LINCOLN COUNTY, Tenn. (WAFF) - Barely more than a week into the school year, and Lincoln County Schools is already running into some trouble. According to the Director of LCS, Dr. Bill Heath, more than 70 students and 16 staff members are in quarantine.
This all stems from four COVID-19 positive people within the school district, two staff members and two students.
On Friday, Heath announced one student and one staff member tested positive for COVID-19 at South Lincoln Elementary. Then on Saturday, Heath announced one student and one staff member tested positive for COVID-19 at Flintville Elementary.
Now, Heath said 11 staff members at Flintville Elementary are in quarantine, along with five staff members at South Lincoln Elementary.
“It’s been sort of a roller coaster ride this week, we knew there were things we didn’t know as we started this because we were one of the first to actually start back,” Heath said.
On Monday morning, Heath said the biggest problem they had was making sure they actually had enough adults in Flintville Elementary for it to be operational. He said the 11 faculty members in quarantine is about 25% of the overall staff for the school.
Heath is also starting to notice the effect the pandemic is having on the students.
“Our children, especially in the middle and lower grades, are scared,” he said “They’re not sure what’s going on. In the past, when a classmate had the sniffles or a cough and they went to the nurse and usually 30 minutes later they were coming back, but now they’re not coming back for 14 days, so they’re scared.”

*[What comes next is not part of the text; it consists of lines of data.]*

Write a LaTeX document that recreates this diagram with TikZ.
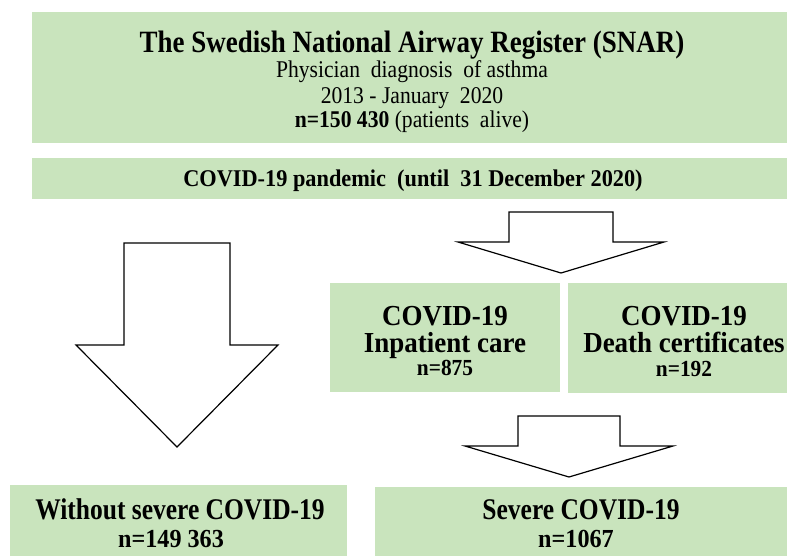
\documentclass[tikz,border=0pt]{standalone}
\usepackage{fontspec}
\setmainfont{Liberation Serif}
\newfontfamily\sEF[FakeStretch=0.85]{Liberation Serif}
\newfontfamily\sES[FakeStretch=0.87]{Liberation Serif}
\newfontfamily\sNZ[FakeStretch=0.90]{Liberation Serif}
\newfontfamily\sNT[FakeStretch=0.93]{Liberation Serif}
\definecolor{boxgreen}{RGB}{201,228,189}
% a centred stack of lines whose baseline is that of its first line
\newcommand\linestack[2]{\vtop{\baselineskip=#1\lineskiplimit=-100pt\lineskip=0pt
  \halign{\hfil##\hfil\cr#2\crcr}}}
\newcommand\ttlf{\sES\bfseries\fontsize{31}{31}\selectfont}
\newcommand\subf{\sNZ\mdseries\fontsize{24}{24}\selectfont}
\newcommand\panf{\sNT\bfseries\fontsize{24}{24}\selectfont}
\newcommand\midf{\sNT\bfseries\fontsize{29}{29}\selectfont}
\newcommand\midnf{\sNT\bfseries\fontsize{23}{23}\selectfont}
\newcommand\botf{\sEF\bfseries\fontsize{30}{30}\selectfont}
\newcommand\botnf{\sNT\bfseries\fontsize{26}{26}\selectfont}
\begin{document}
\begin{tikzpicture}[x=1pt,y=-1pt,
  gbox/.style={fill=boxgreen, draw=none, inner sep=0pt, outer sep=0pt, anchor=north west},
  blockarrow/.style={draw=black, fill=white, line width=1.2pt, line join=miter},
  txt/.style={inner sep=0pt, anchor=base},
]
\useasboundingbox (0,0) rectangle (787,555);
\clip (0,0) rectangle (787,555);

% boxes
\node[gbox, minimum width=760pt, minimum height=131pt] (snar) at (32,12) {};
\node[gbox, minimum width=760pt, minimum height=41pt] (pand) at (32,158) {};
\node[gbox, minimum width=230pt, minimum height=109pt] (inp) at (330,283) {};
\node[gbox, minimum width=232pt, minimum height=110pt] (death) at (568,283) {};
\node[gbox, minimum width=337pt, minimum height=75pt] (without) at (10,485) {};
\node[gbox, minimum width=425pt, minimum height=73pt] (severe) at (375,487) {};

% texts
\node[txt] (snartext) at (412,52) {\linestack{26pt}{%
  {\ttlf The Swedish National Airway Register (SNAR)}\cr
  \noalign{\kern-1pt}
  {\subf Physician\ \ diagnosis\ \ of asthma}\cr
  {\subf 2013 - January\ \ 2020}\cr
  \noalign{\kern-2pt}
  {\subf \textbf{n=150 430} (patients\ \ alive)}\cr}};

\node[txt, font=\panf] (pandtext) at (413,186) {COVID-19 pandemic\ \ (until\ \ 31 December 2020)};

\node[txt] (inptext) at (445,325) {\linestack{27pt}{%
  {\midf COVID-19}\cr
  {\midf Inpatient care}\cr
  \noalign{\kern-4pt}
  {\midnf n=875}\cr}};

\node[txt] (deathtext) at (684,325) {\linestack{27pt}{%
  {\midf COVID-19}\cr
  {\midf Death certificates}\cr
  \noalign{\kern-3pt}
  {\midnf n=192}\cr}};

\node[txt] (withouttext) at (180,519) {\linestack{28pt}{%
  {\botf Without severe COVID-19}\cr
  {\botnf n=149 363}\kern18pt\cr}};

\node[txt] (severetext) at (581,519) {\linestack{28pt}{%
  {\botf Severe COVID-19}\cr
  {\botnf n=1067}\kern10pt\cr}};

% block arrows
\draw[blockarrow] (124,243) -- (230,243) -- (230,345) -- (278,345) -- (177,447)
  -- (76,345) -- (124,345) -- cycle;
\draw[blockarrow] (509,212) -- (613,212) -- (613,242) -- (664,242) -- (561,273)
  -- (458,242) -- (509,242) -- cycle;
\draw[blockarrow] (518,416) -- (620,416) -- (620,446) -- (673,446) -- (569,477)
  -- (465,446) -- (518,446) -- cycle;
\end{tikzpicture}
\end{document}
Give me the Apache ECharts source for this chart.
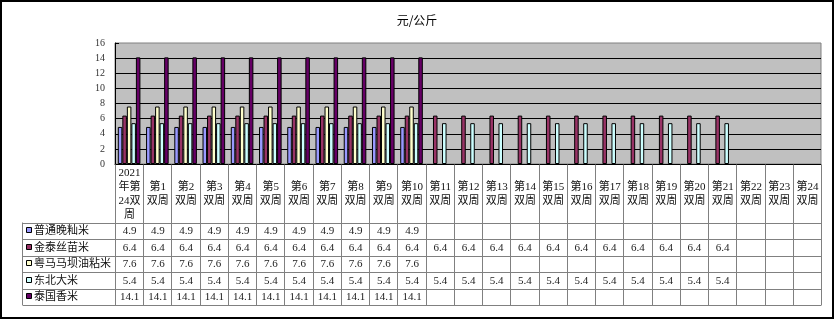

Heath said going forward, teachers and counselors will work on having open conversations with students about what is happening around them.
It’s worth mentioning, students are only encouraged, not required, to wear masks at Lincoln County Schools. Heath said their local government is not issuing a mask order so they decided to do the same.
In Lincoln County Schools back to school plan, level 2 is where masks become mandatory. For that to happen, Heath said one-half of one percent of the population of Lincoln County has to have an active COVID-19 case.
Heath said that means there need to be 173 active cases, as of Monday, there were 144. According to the plan, if the number of active cases in the county got up to 343, the school system would then close.
Heath did say he thinks more and more conversations about mandating masks at certain points throughout the school day, like during high school passing period, will be happening very soon. When students decide whether or not to wear a mask, he hopes they think about what could happen if the virus spreads.
“If one case happens here and the quarantine spreads the way it has at other schools, this enjoyment and excitement that you have about returning to school and seeing your friends could disappear as quickly as we were able to start it a week ago,” he said.
In the event the quarantine does spread at more schools and more positive cases are discovered, Heath said they are working on a hybrid or completely virtual learning plan. If that does happen, he said parents can anticipate a three day buffer to allow teachers to prepare.
Going forward, Heath said they plan to take things one day at a time, which can be difficult for educators.
“We can’t anticipate the unknown right now,” he said. “Educators, we’re so used to planning and we always plan two, three, four five steps ahead. And this is a situation, with COVID-19, where we really can’t see beyond the next day.”
For parents who may feel uncomfortable with in-person learning, Heath said they can switch to virtual learning whenever they want, but can’t switch back to in-person until the 9 week grading period is over.